Kuhn, who had been in charge of Zurich's youth affairs from 1979 until leaving the role in 1995, made his mark with the Football Association after being put in charge of player development in 1996. He sewed the seeds for the later success at youth level, first leading the Under-18 side to an impressive showing at the 1997 European Championships.
He then took charge of the Under-21 side before stepping up to the full national side midway through qualifying for the 2002 European Under-21 Championships - which they eventually reached for the first ever time.
Though Switzerland failed to make it to the 2002 World Cup finals, the plan for Kuhn was long-term. They failed to get through the group stage - again they came up against France - but there was plenty of promise. Among others, Johan Vonlanthen made headlines by breaking Wayne Rooney's record as the youngest ever scorer in the tournament's history.
Kuhn firmly believes in creating a strong team spirit in the Swiss camp, something which perhaps was shown during the fiery qualification play-off with Turkey.
Switzerland made the play-offs after emerging from the tightest group in the European region. Ireland and Israel just missed out as the Swiss sneaked in behind France.
Switzerland put a foot in the final after winning the first leg 2-0 on home turf. There was already an undercurrent of controversy as Turkey complained about their treatment by both officials and media. Then when Switzerland arrived in Istanbul ahead of the second leg they were held in the airport for hours and their team coach was pelted with missiles.

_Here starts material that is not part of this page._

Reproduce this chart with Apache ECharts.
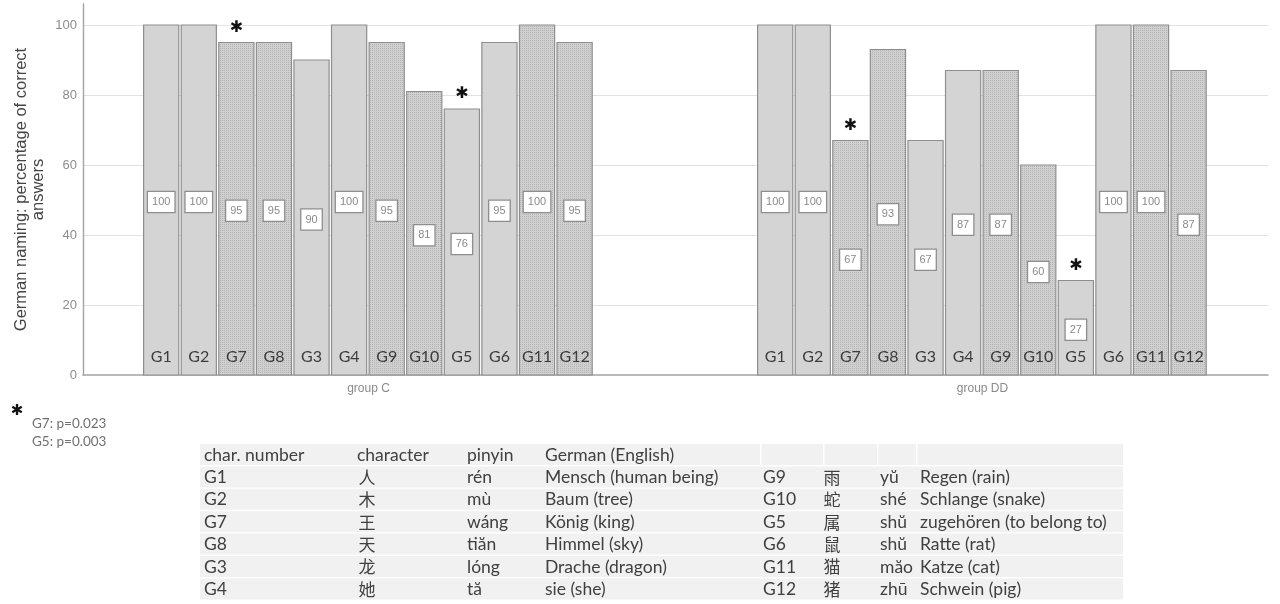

It all boiled over when Switzerland qualified for the World Cup despite losing 4-2, going through on the away goals rule. It was in the tunnel after the game when troubled really flared. The ugly scenes led to Turkey being ordered to play their next six home games behind closed doors. Among other sanctions, there were suspensions for player Benjamin Huggel and also Stephan Meyer, the physiotherapist of Swiss national team.
That only served to stiffen the side's resolved, especially among their young stars who had become prominent members of the first eleven in the latter part of qualifying - Arensal's Philippe Senderos and Tranquillo Barnetta of Bayer Leverkusen to name two.
One to watch
Much will rest on the shoulders of star striker Alexander Frei, who himself is no stranger to controversy. He exited Euro 2004 in shame after television cameras spotted him spitting at England midfielder Steven Gerrard, for which he was eventually banned for three international matches.
And Frei was also at the centre of things during the Turkish play-off battles, with opposing coach Fatih Terim accusing the player of swearing at him and making obscene hand gestures.
A natural predator in the box, Frei has been as prolific as anyone in the French First Division with Stade Rennes over the last couple of years, though he does tend to have fragile confidence.
Switzerland's talisman, the striker hit a rich vein of form during the World Cup 2006 qualifying campaign, netting seven times, including the crucial opener in the play-off second leg against Turkey.
The 26-year-old will look to utilise his pace as much as his strength in Germany. He played in Switzerland with Basle, FC Thun and Lucerne. It was with Lucerne that he learnt from Swiss great Kubilay Turkyilmaz, and an increasing goals tally led to a move to Servette in 2000. He scored 36 times for the club before being sold to Rennes in the January transfer window of 2002/03.
Now fit again after a troublesome groin injury, Frei will look to add to his 42 caps - as well as his goals tally of 23 as he closes on Kubilay Turkyilmaz's all-time record of 34.
Frei is central to Switzerland's hopes of a successful tournament. If he finds form they have every chance of progressing but if fitness or touch in front of goal is lacking, Kuhn's team may struggle to make an impact.